Entsprechend seltsam mutet es für manche Beobachter an, dass Hertha-Sportvorstand Fredi Bobic nun ausgerechnet den 68-Jährigen aus dem Ruhestand zurück auf die Kommandobrücke geholt hat. Zumal vergleichbare Rückholaktionen bei den Berlinern 2012 mit dem damals 73-jährigen Otto Rehhagel oder auf Schalke im Vorjahr mit dem 66-jährigen Christian Gross komplett daneben gingen. Beide waren nach längeren Pausen nicht mehr auf der Höhe der Zeit, beide Teams stiegen am Ende aus der Bundesliga ab.

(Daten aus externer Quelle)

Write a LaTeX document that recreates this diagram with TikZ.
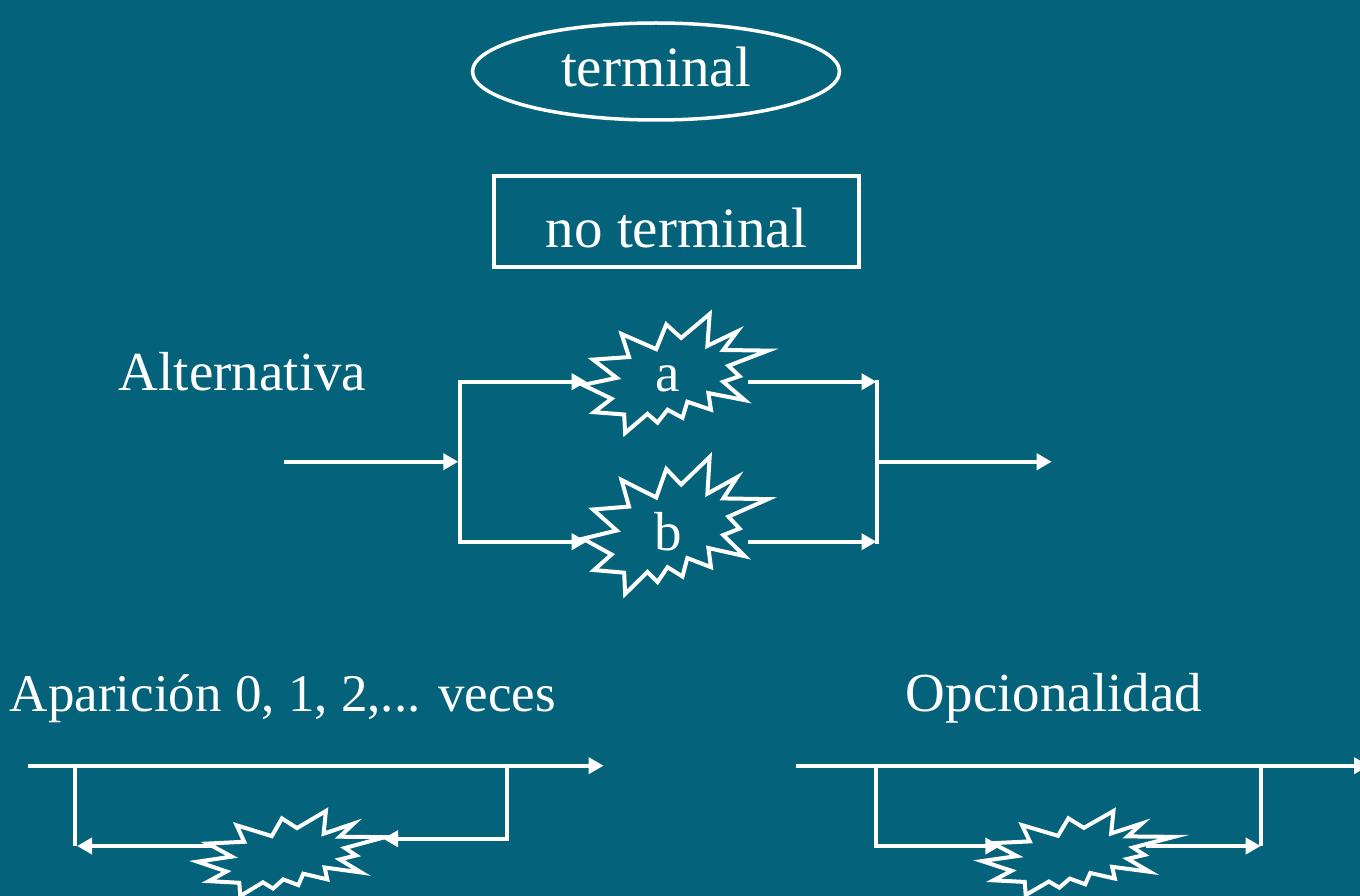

Für Magath spricht zumindest nach Ansicht von Bobic ("Wir brauchen jemanden, der für Disziplin sorgt") das Image als harter Hund, dessen grenzwertige Trainingsmethoden allen Dementis zum Trotz fast schon legendär sind. "Um die Stärke einer Gruppe zu erkennen, muss ich doch wissen, wer ihr schwächstes Glied ist", hat er das mal begründet.

Im Rückblick ist vieles im Laufe der Jahre zwar zur Folklore geworden, viele Anekdoten wurden daher in diesen Tagen wieder hervorgekramt. Etwa der Spruch seines Ex-Spielers Jan Age Fjörtoft: "Ich weiß nicht, ob Magath die Titanic gerettet hätte. Die Überlebenden wären aber auf jeden Fall topfit gewesen."

Die Kehrseite dieser Medaille sind jedoch zahlreiche Berichte über offensichtlich fehlende Empathie. Bei verbalen Entgleisungen, schikanösem Behandeln von angeschlagenen und verletzten Spielern, 90-minütigem Stillstehen als Strafeinheiten, Brüllattacken einerseits oder bewusster Nicht-Kommunikation mit dem Team andererseits.